28. It is a plain and simple case of sabotage of public policy and legal philosophy. "Tribunals should be astute in the declaration of law or in its solemn judicial review or dispensation of justice to issue directions or mandamus against the law, constitutional comments or public policy." (State of Punjab v. G.S. Gill ).
29. In the instant case, the appellants cannot have a title better than respondent No. 4 and his predecessor-in-interest Shri Rameshwar Puri had obtained Khatedari rights in his favour in contravention of the statutory provisions of Section 46 of the Act, the same is of no consequence whatsoever. The appellants being transferer cannot claim title better than respondent No. 4.

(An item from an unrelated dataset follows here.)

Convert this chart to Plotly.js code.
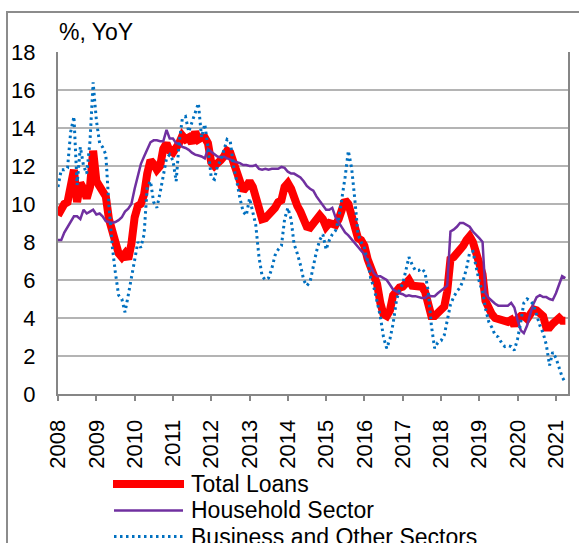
<!DOCTYPE html>
<html>
<head>
<meta charset="utf-8">
<script src="https://cdn.plot.ly/plotly-3.0.1.min.js"></script>
<style>
  html, body { margin: 0; padding: 0; background: #fff; overflow: hidden; }
  #wrap { position: relative; width: 579px; height: 543px; }
  #chart { position: absolute; left: 0; top: 0; width: 579px; height: 543px; }
  #frame { position: absolute; left: 6px; top: 11px; width: 700px; height: 700px;
           border: 2px solid #8c8c8c; pointer-events: none; }
</style>
</head>
<body>
<div id="wrap">
  <div id="chart"></div>
  <div id="frame"></div>
</div>
<script>
// Monthly loan growth, % year on year, January 2008 to April 2021
const startYear = 2008;
const seriesNames = ["Total Loans", "Household Sector", "Business and Other Sectors"];

const totalLoans = [
  9.4, 9.8, 10.0, 10.1, 11.0, 11.8, 10.1, 11.1, 10.8, 10.3, 10.9, 12.8,
  11.2, 10.9, 10.8, 10.4, 9.2, 8.6, 8.0, 7.4, 7.2, 7.4, 7.1, 7.9,
  9.3, 9.9, 10.0, 10.5, 11.6, 12.3, 12.1, 11.8, 12.0, 12.9, 13.2, 12.8,
  12.7, 12.9, 13.2, 13.6, 13.4, 13.5, 13.2, 13.8, 13.4, 13.5, 13.5, 13.2,
  12.2, 12.0, 12.1, 12.3, 12.5, 12.8, 12.7, 12.2, 11.6, 11.2, 10.7, 10.9,
  11.2, 10.9, 10.3, 9.6, 9.2, 9.25, 9.4, 9.6, 9.8, 10.1, 10.2, 10.9,
  11.1, 10.8, 10.3, 9.9, 9.6, 9.3, 8.8, 8.75, 9.0, 9.2, 9.4, 9.2,
  8.8, 9.0, 9.0, 8.9, 9.2, 9.7, 10.2, 10.0, 9.5, 8.7, 8.2, 8.1,
  7.8, 7.1, 6.6, 6.3, 5.8, 4.8, 4.2, 4.1, 4.4, 5.2, 5.5, 5.6,
  5.65, 5.8, 6.0, 5.7, 5.7, 5.6, 5.65, 5.4, 4.5, 4.1, 4.1, 4.3,
  4.45, 4.6, 5.4, 7.1, 7.2, 7.4, 7.5, 7.8, 8.1, 8.3, 8.0, 7.5,
  7.1, 6.3, 4.9, 4.5, 4.2, 4.0, 3.95, 3.85, 3.75, 3.8, 3.9, 3.6,
  3.95, 4.1, 4.1, 3.95, 4.2, 4.45, 4.4, 4.3, 4.1, 3.5, 3.5, 3.7,
  3.8, 4.0, 3.85, 3.85
];

const household = [
  8.1, 8.1, 8.5, 8.8, 9.1, 9.35, 9.35, 9.2, 9.7, 9.5, 9.6, 9.7,
  9.45, 9.5, 9.35, 9.1, 9.05, 9.0, 9.05, 9.15, 9.3, 9.6, 9.75, 10.0,
  10.8, 11.5, 12.1, 12.5, 12.9, 13.25, 13.35, 13.35, 13.3, 13.3, 13.9, 13.45,
  13.45, 13.2, 13.2, 13.0, 12.95, 12.85, 12.7, 12.6, 12.55, 12.5, 12.4, 12.9,
  12.75, 12.6, 12.5, 12.45, 12.5, 12.4, 12.35, 12.25, 12.2, 12.15, 12.05, 12.05,
  12.0, 12.0, 12.05, 11.85, 11.8, 11.85, 11.8, 11.85, 11.85, 11.85, 11.95, 11.9,
  11.7, 11.6, 11.6, 11.5, 11.4, 11.2, 10.95, 10.8, 10.7, 10.4, 10.15, 9.9,
  9.7, 9.7, 9.8, 9.3, 9.05, 8.8, 8.5, 8.35, 8.15, 8.0, 7.8, 7.6,
  7.35, 7.0, 6.7, 6.35, 6.2, 6.2, 6.1, 6.0, 5.75, 5.5, 5.4, 5.3,
  5.25, 5.15, 5.2, 5.15, 5.15, 5.1, 5.05, 5.05, 5.2, 5.15, 5.15, 5.3,
  5.45, 5.6, 5.7, 8.55, 8.65, 8.8, 9.0, 9.0, 8.9, 8.8, 8.55, 8.4,
  8.2, 8.0, 5.3, 5.05, 4.9, 4.75, 4.65, 4.65, 4.65, 4.65, 4.8, 4.55,
  3.9, 3.35, 3.2, 3.6, 4.2, 4.75, 5.1, 5.2, 5.1, 5.1, 5.0, 4.95,
  5.3, 5.75, 6.2, 6.1
];

const business = [
  10.9, 11.8, 11.8, 11.9, 13.8, 14.6, 11.0, 13.0, 12.0, 11.6, 13.3, 16.4,
  14.4, 13.2, 13.0, 12.6, 9.9, 7.8, 6.4, 5.2, 5.0, 4.3, 5.2, 6.1,
  6.9, 8.0, 7.7, 8.4, 10.9, 11.2, 10.1, 9.8, 10.6, 11.6, 12.4, 12.6,
  12.3, 11.2, 13.2, 14.5, 14.6, 13.8, 14.3, 14.8, 15.3, 13.5, 14.2, 13.0,
  11.4, 11.3, 12.0, 12.3, 12.8, 13.4, 13.3, 12.0, 11.2, 10.3, 9.6, 9.4,
  10.3, 9.6, 8.9, 7.2, 6.2, 6.0, 6.1, 6.6, 7.3, 7.6, 7.8, 9.2,
  9.8, 9.2, 7.9, 7.4, 6.8, 6.0, 5.7, 5.9, 6.7, 7.5, 8.1, 8.4,
  7.6, 8.1, 8.4, 8.6, 9.2, 10.3, 11.4, 12.8, 11.9, 10.3, 8.4, 8.0,
  7.7, 7.0, 6.1, 5.6, 4.9, 4.1, 3.0, 2.4, 2.9, 3.7, 4.9, 5.5,
  5.8, 6.5, 7.2, 6.8, 6.5, 6.5, 6.6, 6.4, 5.4, 3.6, 2.4, 2.7,
  2.8, 3.1, 3.9, 4.7, 5.1, 5.4, 5.6, 6.0, 6.6, 7.45, 7.5, 6.7,
  5.9, 5.4, 4.5, 3.8, 3.5, 3.1, 3.0, 2.7, 2.5, 2.55, 2.5, 2.3,
  2.9, 3.8, 4.8, 5.0, 4.9, 4.7, 4.1, 3.6, 3.2, 2.6, 1.5, 2.2,
  1.9, 1.4, 0.9, 0.6
];

const yearLabels = ["2008","2009","2010","2011","2012","2013","2014",
                    "2015","2016","2017","2018","2019","2020","2021"];

// month-start dates for each observation
const months = totalLoans.map(function (_, i) {
  const y = startYear + Math.floor(i / 12);
  const m = (i % 12) + 1;
  return y + "-" + (m < 10 ? "0" + m : m) + "-01";
});
const yearTicks = yearLabels.map(function (y) { return y + "-01-01"; });

const FONT = "Liberation Sans, Arial, sans-serif";
const COLORS = ["#FF0000", "#7030A0", "#0070C0"];

const traces = [
  { x: months, y: totalLoans, name: seriesNames[0], type: "scatter", mode: "lines",
    line: { color: COLORS[0], width: 8 } },
  { x: months, y: household, name: seriesNames[1], type: "scatter", mode: "lines",
    line: { color: COLORS[1], width: 2.5 } },
  { x: months, y: business, name: seriesNames[2], type: "scatter", mode: "lines",
    line: { color: COLORS[2], width: 3, dash: "2.5px,3.5px" } }
];

// legend below the plot, drawn as sample lines plus labels
const L = 58, R = 11, T = 52, B = 149, W = 579, H = 543;
const pw = W - L - R, ph = H - T - B;
const px = function (v) { return (v - L) / pw; };
const py = function (v) { return (H - B - v) / ph; };
const legendRows = [484, 510.5, 536.5];
const legendShapes = [0, 1, 2].map(function (i) {
  return {
    type: "line", xref: "paper", yref: "paper",
    x0: px(i === 0 ? 113 : 114), x1: px(i === 0 ? 184 : 183),
    y0: py(legendRows[i]), y1: py(legendRows[i]),
    line: { color: COLORS[i], width: traces[i].line.width, dash: traces[i].line.dash || "solid" }
  };
});
const legendLabels = [0, 1, 2].map(function (i) {
  return {
    xref: "paper", yref: "paper", x: px(189), y: py(legendRows[i]),
    xanchor: "left", yanchor: "middle", showarrow: false,
    text: seriesNames[i], font: { family: FONT, size: 23, color: "#000" }
  };
});

const layout = {
  width: W, height: H,
  margin: { l: L, r: R, t: T, b: B, pad: 0 },
  paper_bgcolor: "#fff", plot_bgcolor: "#fff",
  showlegend: false,
  title: { text: "%, YoY", x: 59 / W, xanchor: "left", y: 1 - 32 / H, yanchor: "middle",
           font: { family: FONT, size: 23, color: "#000" } },
  xaxis: {
    type: "date", range: ["2008-01-01", "2021-04-26"],
    tickvals: yearTicks, ticktext: yearLabels, tickangle: -90,
    ticks: "outside", ticklen: 5, tickwidth: 2, tickcolor: "#868686",
    ticklabelstandoff: 10,
    showgrid: false, showline: true, linecolor: "#868686", linewidth: 2,
    tickfont: { family: FONT, size: 22, color: "#000" }, fixedrange: true
  },
  yaxis: {
    range: [0, 18], tick0: 0, dtick: 2,
    showgrid: true, gridcolor: "#B4B4B4", gridwidth: 1.5,
    showline: true, linecolor: "#868686", linewidth: 2, mirror: true,
    zeroline: false, ticks: "", ticklabelstandoff: 16,
    tickfont: { family: FONT, size: 22, color: "#000" }, fixedrange: true
  },
  shapes: legendShapes,
  annotations: legendLabels
};

Plotly.newPlot("chart", traces, layout, { displayModeBar: false, staticPlot: true });
</script>
</body>
</html>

30. Thus is view of the above, the judgment of the learned Single Judge does not call for any interference and the appeal is dismissed accordingly. However, it is a fit case where the facts and circumstances warrant, in the interest of justice, to issue appropriate directions to the District Collector of Chittorgarh to evict the appellants from the land in question, if they are in possession, forthwith and restore the posession of the temple.
31. A copy of this judgment and order be sent to the District Collector, Chittorgarh immediately by the Registry of the Court, for compliance.